Mr. Tymoshenko is running in Ukraine’s next presidential election, which Russia has sought to delay.
The
new Ukrainian government and the West, meanwhile, have voiced concerns
about a possible invasion as Russia builds up its troops near the border
with Ukraine. Mr. Putin has warned that Russia could use “all means” to
protect people in Ukraine from radical nationalists.
That
was echoed by Russia’s U.N. Ambassador Vitaly Churkin, who said Mr.
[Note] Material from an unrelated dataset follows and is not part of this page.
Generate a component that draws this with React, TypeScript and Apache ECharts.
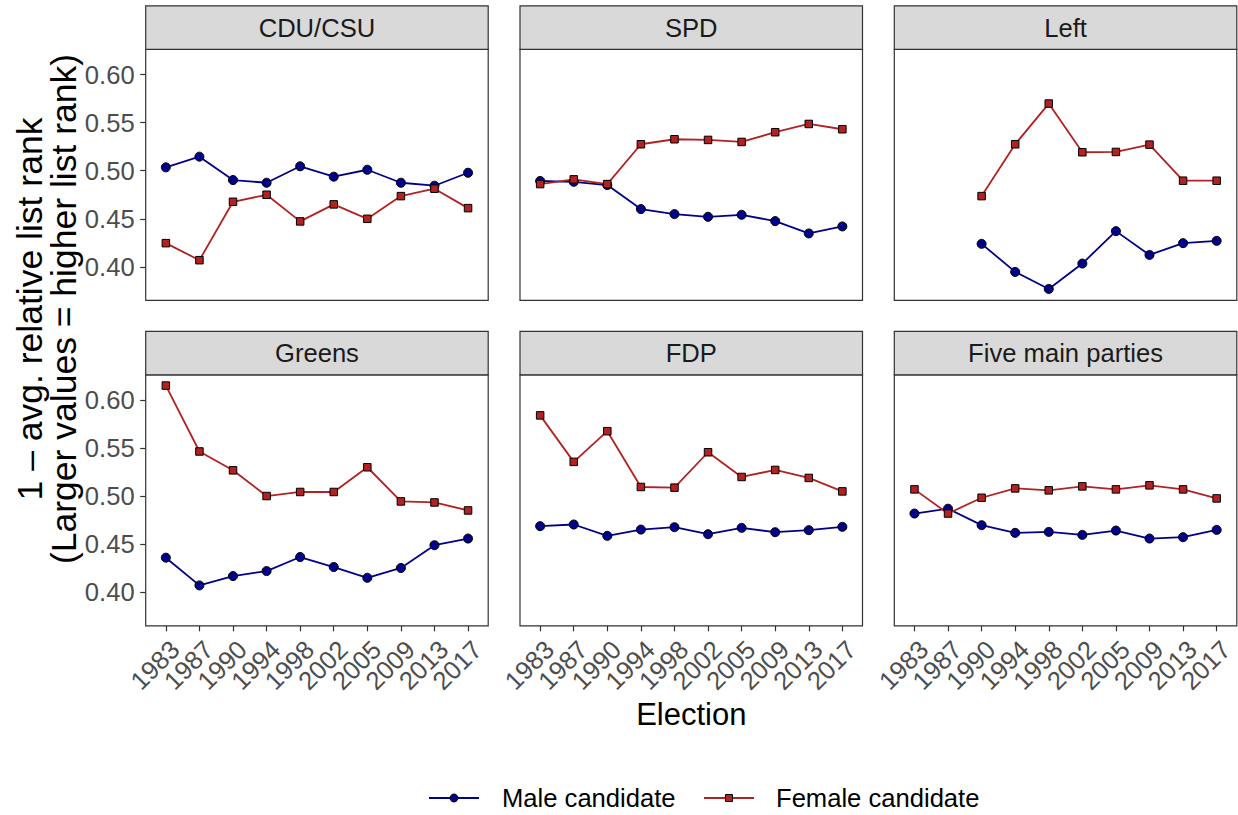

Putin made clear in a March 18 statement that there was not going to be
any new Russian move into Ukraine.
While Mr. Putin
has said Russia doesn’t want a division of Ukraine, he also sought to
cast it as an artificial state created by the Communists that includes
historic Russian regions controversial statements that raise doubts
about the Kremlin’s intentions.
To tamp down those
fears, the Russian Foreign Ministry said on Friday that Moscow allowed
observation flights over the border by Ukrainian, U.S., German and other
Western officials. It said if any major troop concentrations had been
spotted, the West wouldn’t have been shy to speak about it.
Russia
also kept pushing its long-held contention that ethnic minorities in
Ukraine are living in fear of the new interim authorities. The Foreign
Ministry said not just ethnic Russians, but ethnic Germans, Hungarians
and Czechs in Ukraine also are feeling in peril.
“They
are unsettled by the unstable political situation in the country and
are seriously afraid for their lives,” the statement said, without
citing specific incidents.
Russia also said it has responded anew to Western sanctions over Ukraine but did not make any new names public.
Russian
Foreign Ministry spokesman Alexander Lukashevich said some Western
nations have followed the U.S. example and expanded their sanctions
against Russia, adding that Moscow has taken “retaliatory measures,
which are largely tit-for-tat”. He wouldn’t say who the latest targets
were.
The United States, the European Union and
Canada have slapped Russia with travel bans and asset freezes targeting
its officials and lawmakers over the annexation of Crimea.